Hyperliquid frontend warning showing a wallet flagged as high risk by a third-party screening tool. Source: X

Hyperliquid frontend warning showing a wallet flagged as high risk by a third-party screening tool. Source: X

A screenshot shared by the trader showed a red warning banner on the exchange's interface saying the address had been "flagged as high risk by a third-party screening tool."

"This frontend interface does not support connection to the Hyperliquid blockchain by high risk addresses," the warning said, adding that users can open a support ticket if they think the flag is an error.

As @0xasrequired later added, the apparent issue was past use of HTX, the crypto exchange formerly known as Huobi.

"Turns out my sin was using HTX," the trader wrote. "I didn't even know it was sanctioned."

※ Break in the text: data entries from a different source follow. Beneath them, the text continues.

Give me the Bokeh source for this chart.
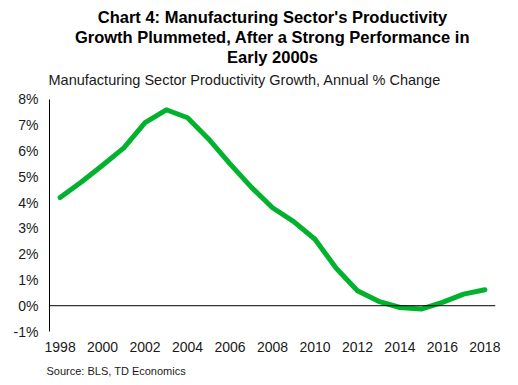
from bokeh.plotting import figure
from bokeh.models import Span, Title, FixedTicker, PrintfTickFormatter, Range1d
from bokeh.embed import file_html
from bokeh.resources import INLINE

years = list(range(1998, 2019))
growth = [4.2, 4.8, 5.45, 6.12, 7.1, 7.6, 7.29, 6.46, 5.5, 4.6, 3.8, 3.26,
          2.58, 1.45, 0.58, 0.17, -0.07, -0.13, 0.13, 0.45, 0.62]
y_ticks = [-1, 0, 1, 2, 3, 4, 5, 6, 7, 8]
x_ticks = list(range(1998, 2019, 2))

title_lines = ["Chart 4: Manufacturing Sector's Productivity",
               "Growth Plummeted, After a Strong Performance in",
               "Early 2000s"]
subtitle = "Manufacturing Sector Productivity Growth, Annual % Change"
source = "Source: BLS, TD Economics"

FONT = "Liberation Sans"
TXT = "#1a1a1a"

p = figure(width=518, height=385, output_backend="svg", toolbar_location=None,
           x_range=Range1d(1997.5, 2018.5), y_range=Range1d(-1, 8.27),
           min_border_left=49, min_border_right=23, min_border_top=92,
           min_border_bottom=54)
p.outline_line_color = None
p.xgrid.visible = False
p.ygrid.visible = False
p.background_fill_color = "white"
p.border_fill_color = "white"

p.yaxis.ticker = FixedTicker(ticks=y_ticks)
p.yaxis.bounds = (y_ticks[0], y_ticks[-1])
p.yaxis.formatter = PrintfTickFormatter(format="%d%%")
p.yaxis.axis_line_color = "black"
p.yaxis.axis_line_width = 1
p.yaxis.major_tick_line_color = None
p.yaxis.minor_tick_line_color = None
p.yaxis.major_tick_out = 0
p.yaxis.major_tick_in = 0
p.yaxis.major_label_standoff = 11
p.yaxis.major_label_text_font = FONT
p.yaxis.major_label_text_font_size = "14px"
p.yaxis.major_label_text_color = TXT

p.xaxis.ticker = FixedTicker(ticks=x_ticks)
p.xaxis.axis_line_color = None
p.xaxis.major_tick_line_color = None
p.xaxis.minor_tick_line_color = None
p.xaxis.major_tick_out = 0
p.xaxis.major_tick_in = 0
p.xaxis.major_label_standoff = 10
p.xaxis.major_label_text_font = FONT
p.xaxis.major_label_text_font_size = "14px"
p.xaxis.major_label_text_color = TXT

p.add_layout(Span(location=0, dimension="width", line_color="black", line_width=1))

p.line(years, growth, line_width=5, line_color="#00B22D", line_join="round", line_cap="round")

# stacked outward from the frame: subtitle first, then title lines bottom-up
p.add_layout(Title(text=subtitle, align="left", offset=-1, standoff=9,
                   text_font=FONT, text_font_size="14.5px", text_font_style="normal",
                   text_color=TXT), "above")
for txt in reversed(title_lines):
    p.add_layout(Title(text=txt, align="center", standoff=0,
                       text_font=FONT, text_font_size="16.5px", text_font_style="bold",
                       text_color="black"), "above")

p.add_layout(Title(text=source, align="left", offset=-3, standoff=16,
                   text_font=FONT, text_font_size="11px", text_font_style="normal",
                   text_color=TXT), "below")

open("out.html", "w").write(file_html(p, INLINE))
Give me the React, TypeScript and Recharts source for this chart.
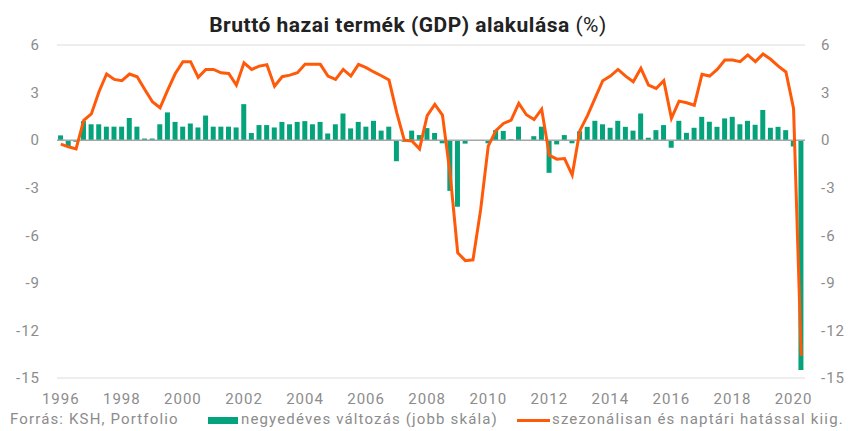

The trader also claimed the wallets had become difficult to reuse because moving funds could "taint" new addresses, affecting airdrops and access across other platforms.

  • Hyperliquid, a decentralized perpetual futures exchange and Layer 1 blockchain, hasn't publicly explained the reported bans or confirmed whether HTX exposure is the reason.

Why HTX became a problem

The UK sanctioned Huobi Global S.A., now known as HTX, on May 26 under its Russia sanctions regime.

  • The British regulators said they had reasonable grounds to suspect Huobi Global S.A. was involved in supporting the Russian government by providing financial services or making funds and economic resources available to A7 LLC and Garantex Europe OU, crypto firms both of which directly tied to Russia.

The sanctions include an asset freeze, internet services sanctions and restrictions on correspondent banking and payment processing.

Under the UK's Regulation 17A rules, UK credit and financial institutions are barred from processing payments to, from or through a designated person.

  • Crypto compliance firm Elliptic said in a blog post the UK's move marked the first time that kind of payment-processing ban was applied to crypto exchanges.
  • Elliptic also said the rule can capture indirect exposure, meaning firms may need to check whether a sanctioned exchange appears anywhere in the payment chain.

That is the logic now worrying Hyperliquid users. Shortly after the sanctions were announced, HTX denied the UK's allegations, saying in an X post that the UK's designation came "without prior notice or any supporting evidence shared with us."

Frontend ban, not chain freeze

The reported restrictions appear to affect only Hyperliquid's official web interface, the app-level frontend maintained by Hyperliquid Corp., the company named in Hyperliquid's terms as the interface provide.

Hyperliquid can also be accessed through other routes. Phantom, the crypto wallet, supports Hyperliquid perps inside its own interface, while Hyperliquid's docs list a public API and SDKs that developers can use to build trading tools. For most traders, though, losing the main interface is still a practical ban.

  • Another Hyperliquid community member @MixemaCrypto said they had previously been banned after an AML provider allegedly flagged their address by mistake, then were later unbanned after posting publicly about it.
  • Other users criticized the lack of a formal appeals process, saying Discord support isn't enough for traders who use the platform daily or have long protocol history.
Takeaways

A UK sanctions action against HTX is now creating new headaches for Hyperliquid users, who say screening tools on frontends are blocking their wallets.